▸ Dataset records
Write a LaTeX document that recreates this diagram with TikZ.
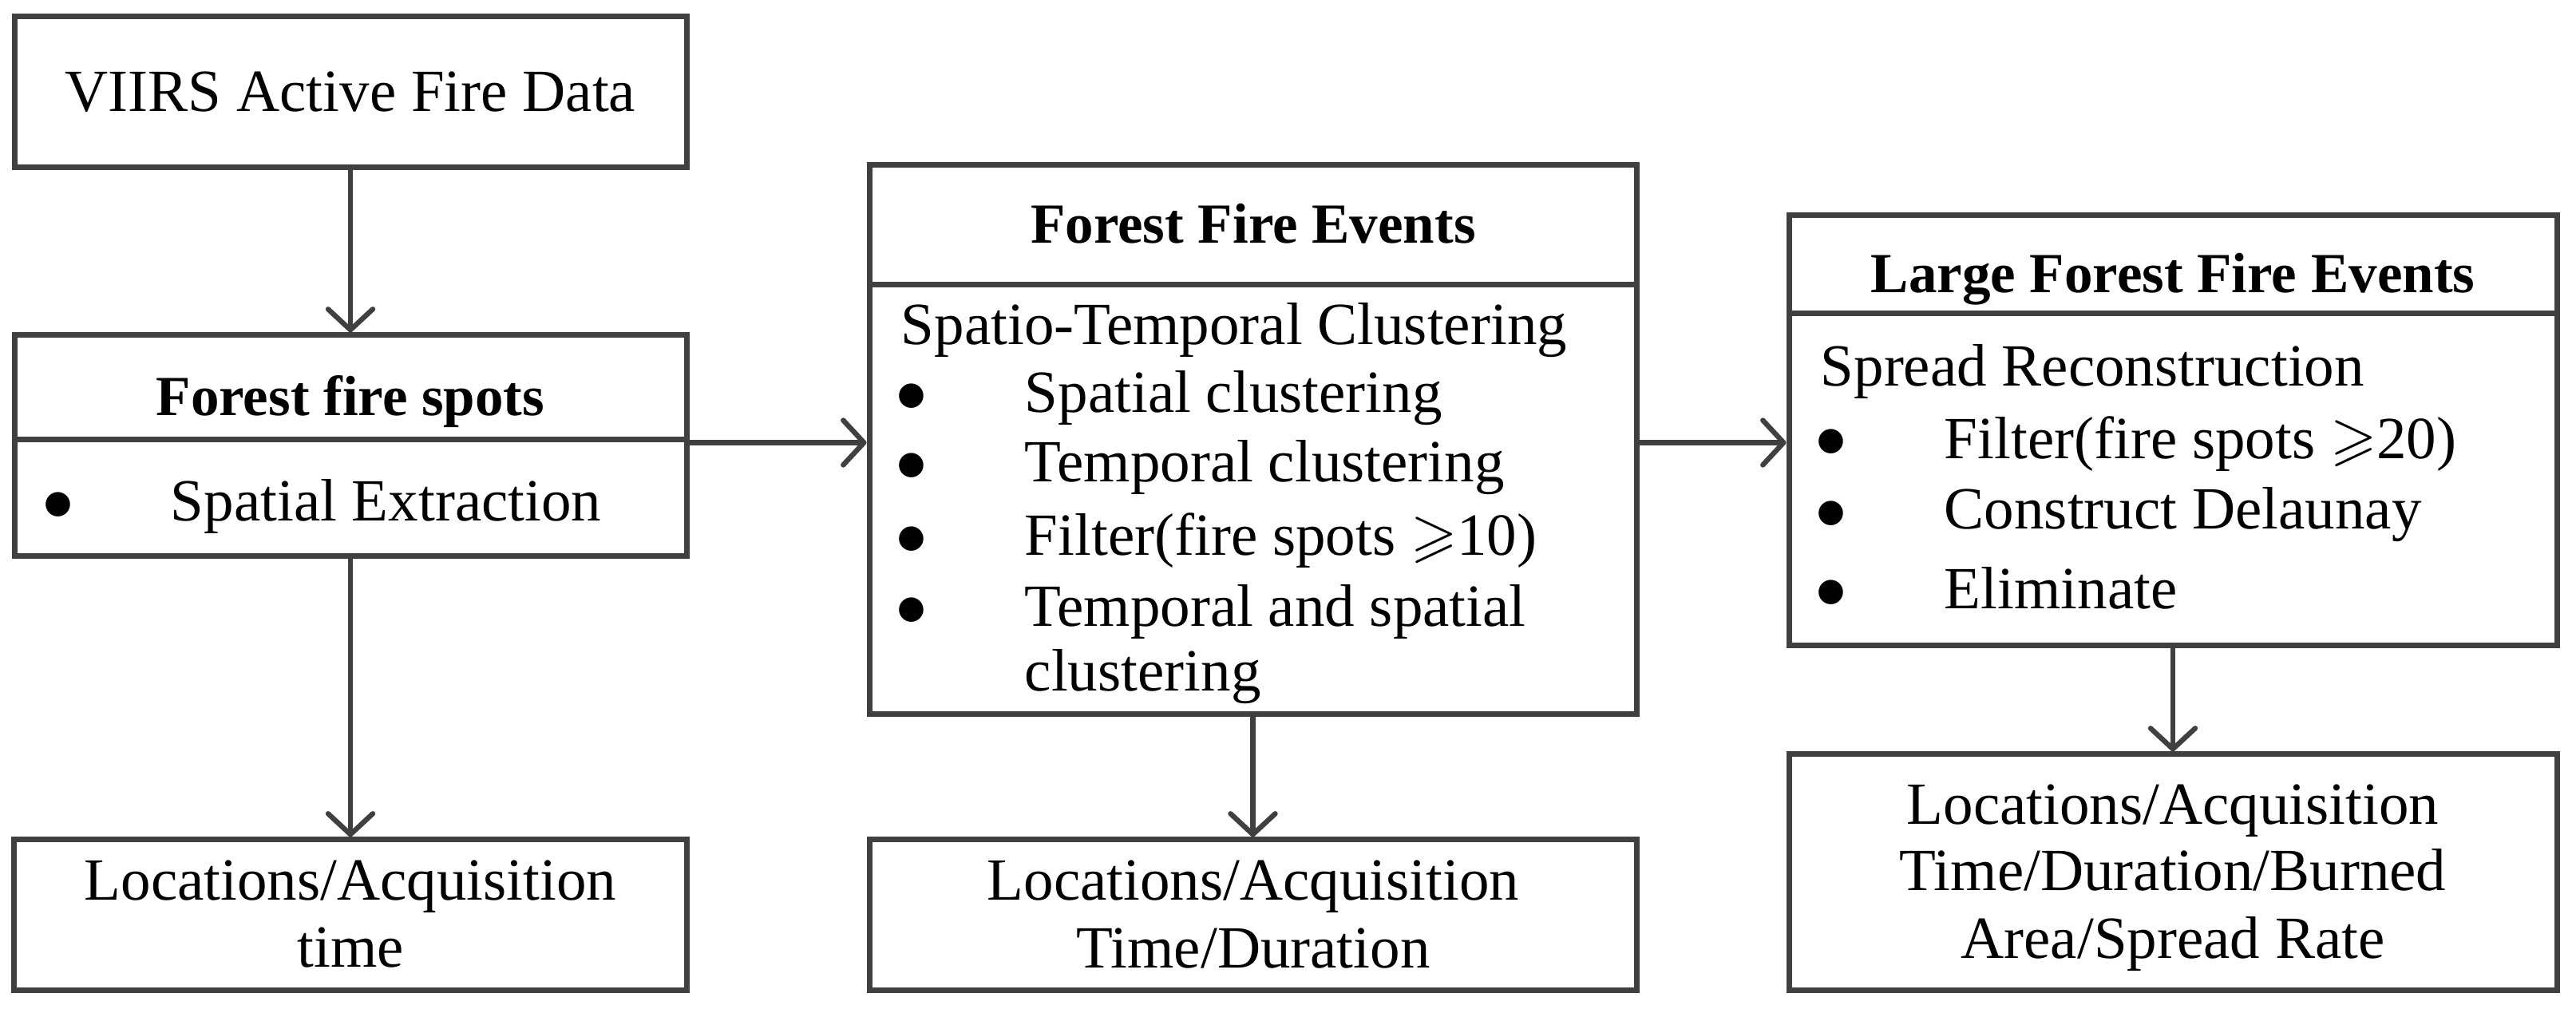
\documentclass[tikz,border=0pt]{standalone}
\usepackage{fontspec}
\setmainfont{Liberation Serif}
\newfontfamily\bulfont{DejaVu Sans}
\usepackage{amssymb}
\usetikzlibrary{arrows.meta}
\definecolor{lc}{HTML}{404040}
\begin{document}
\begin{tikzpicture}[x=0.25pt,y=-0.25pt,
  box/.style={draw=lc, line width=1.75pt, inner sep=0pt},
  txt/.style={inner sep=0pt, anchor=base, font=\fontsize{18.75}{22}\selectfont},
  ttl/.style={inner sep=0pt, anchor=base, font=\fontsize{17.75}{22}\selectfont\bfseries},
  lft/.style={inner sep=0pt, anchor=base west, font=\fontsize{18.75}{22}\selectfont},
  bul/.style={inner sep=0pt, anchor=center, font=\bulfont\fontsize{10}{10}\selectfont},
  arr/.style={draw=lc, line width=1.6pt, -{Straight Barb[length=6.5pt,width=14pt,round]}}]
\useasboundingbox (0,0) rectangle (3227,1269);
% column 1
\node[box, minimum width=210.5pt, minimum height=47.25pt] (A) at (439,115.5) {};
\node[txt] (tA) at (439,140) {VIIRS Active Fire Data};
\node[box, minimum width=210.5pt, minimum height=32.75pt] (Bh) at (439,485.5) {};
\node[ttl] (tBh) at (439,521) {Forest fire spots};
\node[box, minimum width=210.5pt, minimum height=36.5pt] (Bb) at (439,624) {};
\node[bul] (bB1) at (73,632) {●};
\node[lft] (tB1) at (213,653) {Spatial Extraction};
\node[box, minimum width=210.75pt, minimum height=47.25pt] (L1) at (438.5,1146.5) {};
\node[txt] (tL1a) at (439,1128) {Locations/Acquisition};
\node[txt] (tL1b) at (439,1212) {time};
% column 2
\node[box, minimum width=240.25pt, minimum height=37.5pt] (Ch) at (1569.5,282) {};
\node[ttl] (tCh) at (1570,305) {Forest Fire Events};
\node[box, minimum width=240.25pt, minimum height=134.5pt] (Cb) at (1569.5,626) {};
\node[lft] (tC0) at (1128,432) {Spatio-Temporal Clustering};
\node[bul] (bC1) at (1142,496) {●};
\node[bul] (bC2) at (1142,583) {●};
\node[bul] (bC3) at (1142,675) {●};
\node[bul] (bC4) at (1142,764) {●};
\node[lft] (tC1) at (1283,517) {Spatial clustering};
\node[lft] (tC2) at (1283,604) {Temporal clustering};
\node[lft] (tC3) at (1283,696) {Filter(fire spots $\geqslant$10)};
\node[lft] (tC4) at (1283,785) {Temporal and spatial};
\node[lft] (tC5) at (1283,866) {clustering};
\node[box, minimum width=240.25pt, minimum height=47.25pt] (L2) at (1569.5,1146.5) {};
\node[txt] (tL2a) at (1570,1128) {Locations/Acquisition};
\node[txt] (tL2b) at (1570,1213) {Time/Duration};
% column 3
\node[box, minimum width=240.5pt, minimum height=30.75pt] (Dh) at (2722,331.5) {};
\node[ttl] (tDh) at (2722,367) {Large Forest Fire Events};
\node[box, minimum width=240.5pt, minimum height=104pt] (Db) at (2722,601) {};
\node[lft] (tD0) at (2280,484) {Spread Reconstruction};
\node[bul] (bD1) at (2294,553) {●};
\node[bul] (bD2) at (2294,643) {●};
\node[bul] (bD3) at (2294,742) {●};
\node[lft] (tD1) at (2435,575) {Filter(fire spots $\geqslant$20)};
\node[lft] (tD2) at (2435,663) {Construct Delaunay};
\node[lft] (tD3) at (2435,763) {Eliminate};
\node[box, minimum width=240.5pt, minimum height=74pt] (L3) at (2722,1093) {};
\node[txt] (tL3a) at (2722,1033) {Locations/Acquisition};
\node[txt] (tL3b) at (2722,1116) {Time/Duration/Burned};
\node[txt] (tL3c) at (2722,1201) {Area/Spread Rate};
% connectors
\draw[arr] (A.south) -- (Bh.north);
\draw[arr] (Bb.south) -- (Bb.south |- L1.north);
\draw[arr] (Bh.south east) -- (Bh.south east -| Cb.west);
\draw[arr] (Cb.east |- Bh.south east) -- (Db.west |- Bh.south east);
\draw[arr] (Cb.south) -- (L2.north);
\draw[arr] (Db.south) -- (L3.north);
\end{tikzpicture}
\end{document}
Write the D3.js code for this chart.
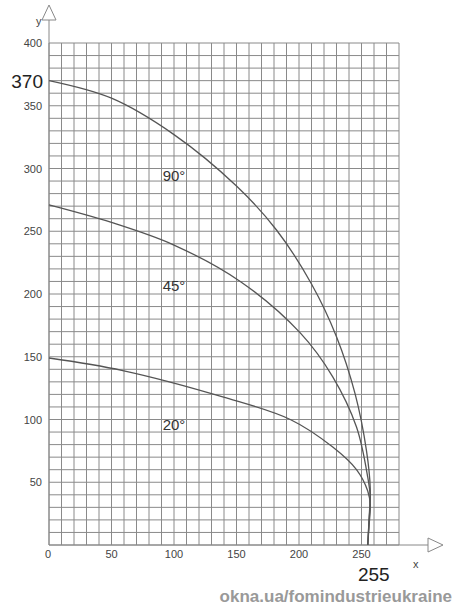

▸ Your task
Repeat each entry exactly as given; no pictures belong in the copy.

▸ Solution
Write a LaTeX document that recreates this diagram with TikZ.
\documentclass[tikz,border=0pt]{standalone}
\usepackage{fontspec}
\setmainfont{Liberation Serif}
\newfontfamily\bulfont{DejaVu Sans}
\usepackage{amssymb}
\usetikzlibrary{arrows.meta}
\definecolor{lc}{HTML}{404040}
\begin{document}
\begin{tikzpicture}[x=0.25pt,y=-0.25pt,
  box/.style={draw=lc, line width=1.75pt, inner sep=0pt},
  txt/.style={inner sep=0pt, anchor=base, font=\fontsize{18.75}{22}\selectfont},
  ttl/.style={inner sep=0pt, anchor=base, font=\fontsize{17.75}{22}\selectfont\bfseries},
  lft/.style={inner sep=0pt, anchor=base west, font=\fontsize{18.75}{22}\selectfont},
  bul/.style={inner sep=0pt, anchor=center, font=\bulfont\fontsize{10}{10}\selectfont},
  arr/.style={draw=lc, line width=1.6pt, -{Straight Barb[length=6.5pt,width=14pt,round]}}]
\useasboundingbox (0,0) rectangle (3227,1269);
% column 1
\node[box, minimum width=210.5pt, minimum height=47.25pt] (A) at (439,115.5) {};
\node[txt] (tA) at (439,140) {VIIRS Active Fire Data};
\node[box, minimum width=210.5pt, minimum height=32.75pt] (Bh) at (439,485.5) {};
\node[ttl] (tBh) at (439,521) {Forest fire spots};
\node[box, minimum width=210.5pt, minimum height=36.5pt] (Bb) at (439,624) {};
\node[bul] (bB1) at (73,632) {●};
\node[lft] (tB1) at (213,653) {Spatial Extraction};
\node[box, minimum width=210.75pt, minimum height=47.25pt] (L1) at (438.5,1146.5) {};
\node[txt] (tL1a) at (439,1128) {Locations/Acquisition};
\node[txt] (tL1b) at (439,1212) {time};
% column 2
\node[box, minimum width=240.25pt, minimum height=37.5pt] (Ch) at (1569.5,282) {};
\node[ttl] (tCh) at (1570,305) {Forest Fire Events};
\node[box, minimum width=240.25pt, minimum height=134.5pt] (Cb) at (1569.5,626) {};
\node[lft] (tC0) at (1128,432) {Spatio-Temporal Clustering};
\node[bul] (bC1) at (1142,496) {●};
\node[bul] (bC2) at (1142,583) {●};
\node[bul] (bC3) at (1142,675) {●};
\node[bul] (bC4) at (1142,764) {●};
\node[lft] (tC1) at (1283,517) {Spatial clustering};
\node[lft] (tC2) at (1283,604) {Temporal clustering};
\node[lft] (tC3) at (1283,696) {Filter(fire spots $\geqslant$10)};
\node[lft] (tC4) at (1283,785) {Temporal and spatial};
\node[lft] (tC5) at (1283,866) {clustering};
\node[box, minimum width=240.25pt, minimum height=47.25pt] (L2) at (1569.5,1146.5) {};
\node[txt] (tL2a) at (1570,1128) {Locations/Acquisition};
\node[txt] (tL2b) at (1570,1213) {Time/Duration};
% column 3
\node[box, minimum width=240.5pt, minimum height=30.75pt] (Dh) at (2722,331.5) {};
\node[ttl] (tDh) at (2722,367) {Large Forest Fire Events};
\node[box, minimum width=240.5pt, minimum height=104pt] (Db) at (2722,601) {};
\node[lft] (tD0) at (2280,484) {Spread Reconstruction};
\node[bul] (bD1) at (2294,553) {●};
\node[bul] (bD2) at (2294,643) {●};
\node[bul] (bD3) at (2294,742) {●};
\node[lft] (tD1) at (2435,575) {Filter(fire spots $\geqslant$20)};
\node[lft] (tD2) at (2435,663) {Construct Delaunay};
\node[lft] (tD3) at (2435,763) {Eliminate};
\node[box, minimum width=240.5pt, minimum height=74pt] (L3) at (2722,1093) {};
\node[txt] (tL3a) at (2722,1033) {Locations/Acquisition};
\node[txt] (tL3b) at (2722,1116) {Time/Duration/Burned};
\node[txt] (tL3c) at (2722,1201) {Area/Spread Rate};
% connectors
\draw[arr] (A.south) -- (Bh.north);
\draw[arr] (Bb.south) -- (Bb.south |- L1.north);
\draw[arr] (Bh.south east) -- (Bh.south east -| Cb.west);
\draw[arr] (Cb.east |- Bh.south east) -- (Db.west |- Bh.south east);
\draw[arr] (Cb.south) -- (L2.north);
\draw[arr] (Db.south) -- (L3.north);
\end{tikzpicture}
\end{document}
Write the D3.js code for this chart.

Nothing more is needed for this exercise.